## What you will do
Quote the data below in full, minus the images.
* START Supplied material *
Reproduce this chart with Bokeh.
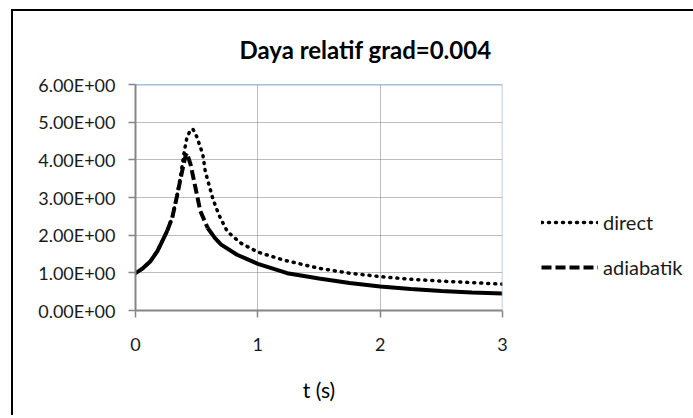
from bokeh.plotting import figure
from bokeh.models import Range1d, FixedTicker, Span, Legend, LegendItem
from bokeh.embed import file_html
from bokeh.resources import INLINE

FONT = "Lato"

title_text = "Daya relatif grad=0.004"
x_label = "t (s)"
x_ticks = [0, 1, 2, 3]
y_ticks = [0, 1, 2, 3, 4, 5, 6]
y_tick_labels = ["0.00E+00", "1.00E+00", "2.00E+00", "3.00E+00",
                 "4.00E+00", "5.00E+00", "6.00E+00"]
series_names = ["direct", "adiabatik"]

t_direct = [0.0, 0.06, 0.12, 0.18, 0.22, 0.26, 0.30, 0.34, 0.37, 0.40, 0.42,
            0.45, 0.47, 0.50, 0.55, 0.57, 0.63, 0.68, 0.75, 0.86, 1.0, 1.21,
            1.5, 1.75, 2.0, 2.25, 2.5, 2.75, 3.0]
p_direct = [0.99, 1.12, 1.30, 1.58, 1.85, 2.12, 2.46, 3.05, 3.60, 4.25, 4.58,
            4.80, 4.81, 4.62, 4.15, 3.70, 2.99, 2.55, 2.10, 1.79, 1.55, 1.34,
            1.12, 0.99, 0.90, 0.83, 0.78, 0.74, 0.70]

t_adiabatik = [0.0, 0.06, 0.12, 0.18, 0.22, 0.26, 0.30, 0.34, 0.38, 0.41, 0.42,
               0.45, 0.49, 0.53, 0.59, 0.65, 0.70, 0.83, 1.0, 1.24, 1.5, 1.75,
               2.0, 2.25, 2.5, 2.75, 3.0]
p_adiabatik = [0.99, 1.12, 1.30, 1.58, 1.85, 2.12, 2.46, 3.05, 3.68, 4.12, 4.18,
               3.88, 3.26, 2.64, 2.19, 1.92, 1.75, 1.48, 1.24, 0.99, 0.85, 0.73,
               0.64, 0.57, 0.52, 0.48, 0.45]

p = figure(frame_width=367, frame_height=226, x_range=Range1d(0, 3), y_range=Range1d(0, 6),
           output_backend="svg", toolbar_location=None, title=title_text,
           min_border_left=122, min_border_right=191, min_border_top=72,
           min_border_bottom=105)
p.margin = (9, 0, 0, 11)
p.styles = {"border-left": "2px solid black", "border-top": "2px solid black"}
p.outline_line_color = None
p.background_fill_color = "white"
p.border_fill_color = "white"

p.title.align = "left"
p.title.offset = 104
p.title.standoff = 42
p.title.text_font = FONT
p.title.text_font_style = "bold"
p.title.text_font_size = "24px"
p.title.text_color = "black"

p.xaxis.ticker = FixedTicker(ticks=x_ticks)
p.yaxis.ticker = FixedTicker(ticks=y_ticks)
p.yaxis.major_label_overrides = {k: v for k, v in zip(y_ticks, y_tick_labels)}
for ax in (p.xaxis[0], p.yaxis[0]):
    ax.minor_tick_line_color = None
    ax.major_tick_in = 0
    ax.major_tick_out = 7
    ax.axis_line_color = "#868686"
    ax.axis_line_width = 2
    ax.major_tick_line_color = "#868686"
    ax.major_tick_line_width = 1.5
    ax.major_label_text_font = FONT
    ax.major_label_text_font_size = "18px"
    ax.major_label_text_color = "#1a1a1a"
p.yaxis.major_label_standoff = 13
p.xaxis.major_label_standoff = 20
p.xaxis.axis_label = x_label
p.xaxis.axis_label_text_font = FONT
p.xaxis.axis_label_text_font_style = "normal"
p.xaxis.axis_label_text_font_size = "21px"
p.xaxis.axis_label_text_color = "black"
p.xaxis.axis_label_standoff = 23

for g in (p.xgrid[0], p.ygrid[0]):
    g.grid_line_color = "#7a7a7a"
    g.grid_line_dash = "1 1"
    g.grid_line_width = 1

r_direct = p.line(t_direct, p_direct, line_color="black", line_width=3.5,
                  line_dash="1 6", line_cap="round")

i_a = t_adiabatik.index(0.26)
i_b = t_adiabatik.index(0.59)
p.line(t_adiabatik[:i_a + 1], p_adiabatik[:i_a + 1], line_color="black", line_width=4)
r_adia = p.line(t_adiabatik[i_a:i_b + 1], p_adiabatik[i_a:i_b + 1], line_color="black",
                line_width=4, line_dash="10 4")
p.line(t_adiabatik[i_b:], p_adiabatik[i_b:], line_color="black", line_width=4)

p.add_layout(Span(location=6, dimension="width", line_color="#4a7ebb", line_width=1.5))
p.add_layout(Span(location=3, dimension="height", line_color="#a5bfdd", line_width=1.5))

legend = Legend(items=[LegendItem(label=series_names[0], renderers=[r_direct]),
                       LegendItem(label=series_names[1], renderers=[r_adia])],
                location=(39, 31), padding=0, margin=0, spacing=21,
                glyph_width=57, glyph_height=20, label_height=20,
                label_standoff=5, border_line_color=None,
                background_fill_alpha=0,
                label_text_font=FONT, label_text_font_size="20px",
                label_text_color="#1a1a1a")
p.add_layout(legend, "right")

open("out.html", "w").write(file_html(p, INLINE))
* END Supplied material *
## Reply
Reproduce this chart with Bokeh.
from bokeh.plotting import figure
from bokeh.models import Range1d, FixedTicker, Span, Legend, LegendItem
from bokeh.embed import file_html
from bokeh.resources import INLINE

FONT = "Lato"

title_text = "Daya relatif grad=0.004"
x_label = "t (s)"
x_ticks = [0, 1, 2, 3]
y_ticks = [0, 1, 2, 3, 4, 5, 6]
y_tick_labels = ["0.00E+00", "1.00E+00", "2.00E+00", "3.00E+00",
                 "4.00E+00", "5.00E+00", "6.00E+00"]
series_names = ["direct", "adiabatik"]

t_direct = [0.0, 0.06, 0.12, 0.18, 0.22, 0.26, 0.30, 0.34, 0.37, 0.40, 0.42,
            0.45, 0.47, 0.50, 0.55, 0.57, 0.63, 0.68, 0.75, 0.86, 1.0, 1.21,
            1.5, 1.75, 2.0, 2.25, 2.5, 2.75, 3.0]
p_direct = [0.99, 1.12, 1.30, 1.58, 1.85, 2.12, 2.46, 3.05, 3.60, 4.25, 4.58,
            4.80, 4.81, 4.62, 4.15, 3.70, 2.99, 2.55, 2.10, 1.79, 1.55, 1.34,
            1.12, 0.99, 0.90, 0.83, 0.78, 0.74, 0.70]

t_adiabatik = [0.0, 0.06, 0.12, 0.18, 0.22, 0.26, 0.30, 0.34, 0.38, 0.41, 0.42,
               0.45, 0.49, 0.53, 0.59, 0.65, 0.70, 0.83, 1.0, 1.24, 1.5, 1.75,
               2.0, 2.25, 2.5, 2.75, 3.0]
p_adiabatik = [0.99, 1.12, 1.30, 1.58, 1.85, 2.12, 2.46, 3.05, 3.68, 4.12, 4.18,
               3.88, 3.26, 2.64, 2.19, 1.92, 1.75, 1.48, 1.24, 0.99, 0.85, 0.73,
               0.64, 0.57, 0.52, 0.48, 0.45]

p = figure(frame_width=367, frame_height=226, x_range=Range1d(0, 3), y_range=Range1d(0, 6),
           output_backend="svg", toolbar_location=None, title=title_text,
           min_border_left=122, min_border_right=191, min_border_top=72,
           min_border_bottom=105)
p.margin = (9, 0, 0, 11)
p.styles = {"border-left": "2px solid black", "border-top": "2px solid black"}
p.outline_line_color = None
p.background_fill_color = "white"
p.border_fill_color = "white"

p.title.align = "left"
p.title.offset = 104
p.title.standoff = 42
p.title.text_font = FONT
p.title.text_font_style = "bold"
p.title.text_font_size = "24px"
p.title.text_color = "black"

p.xaxis.ticker = FixedTicker(ticks=x_ticks)
p.yaxis.ticker = FixedTicker(ticks=y_ticks)
p.yaxis.major_label_overrides = {k: v for k, v in zip(y_ticks, y_tick_labels)}
for ax in (p.xaxis[0], p.yaxis[0]):
    ax.minor_tick_line_color = None
    ax.major_tick_in = 0
    ax.major_tick_out = 7
    ax.axis_line_color = "#868686"
    ax.axis_line_width = 2
    ax.major_tick_line_color = "#868686"
    ax.major_tick_line_width = 1.5
    ax.major_label_text_font = FONT
    ax.major_label_text_font_size = "18px"
    ax.major_label_text_color = "#1a1a1a"
p.yaxis.major_label_standoff = 13
p.xaxis.major_label_standoff = 20
p.xaxis.axis_label = x_label
p.xaxis.axis_label_text_font = FONT
p.xaxis.axis_label_text_font_style = "normal"
p.xaxis.axis_label_text_font_size = "21px"
p.xaxis.axis_label_text_color = "black"
p.xaxis.axis_label_standoff = 23

for g in (p.xgrid[0], p.ygrid[0]):
    g.grid_line_color = "#7a7a7a"
    g.grid_line_dash = "1 1"
    g.grid_line_width = 1

r_direct = p.line(t_direct, p_direct, line_color="black", line_width=3.5,
                  line_dash="1 6", line_cap="round")

i_a = t_adiabatik.index(0.26)
i_b = t_adiabatik.index(0.59)
p.line(t_adiabatik[:i_a + 1], p_adiabatik[:i_a + 1], line_color="black", line_width=4)
r_adia = p.line(t_adiabatik[i_a:i_b + 1], p_adiabatik[i_a:i_b + 1], line_color="black",
                line_width=4, line_dash="10 4")
p.line(t_adiabatik[i_b:], p_adiabatik[i_b:], line_color="black", line_width=4)

p.add_layout(Span(location=6, dimension="width", line_color="#4a7ebb", line_width=1.5))
p.add_layout(Span(location=3, dimension="height", line_color="#a5bfdd", line_width=1.5))

legend = Legend(items=[LegendItem(label=series_names[0], renderers=[r_direct]),
                       LegendItem(label=series_names[1], renderers=[r_adia])],
                location=(39, 31), padding=0, margin=0, spacing=21,
                glyph_width=57, glyph_height=20, label_height=20,
                label_standoff=5, border_line_color=None,
                background_fill_alpha=0,
                label_text_font=FONT, label_text_font_size="20px",
                label_text_color="#1a1a1a")
p.add_layout(legend, "right")

open("out.html", "w").write(file_html(p, INLINE))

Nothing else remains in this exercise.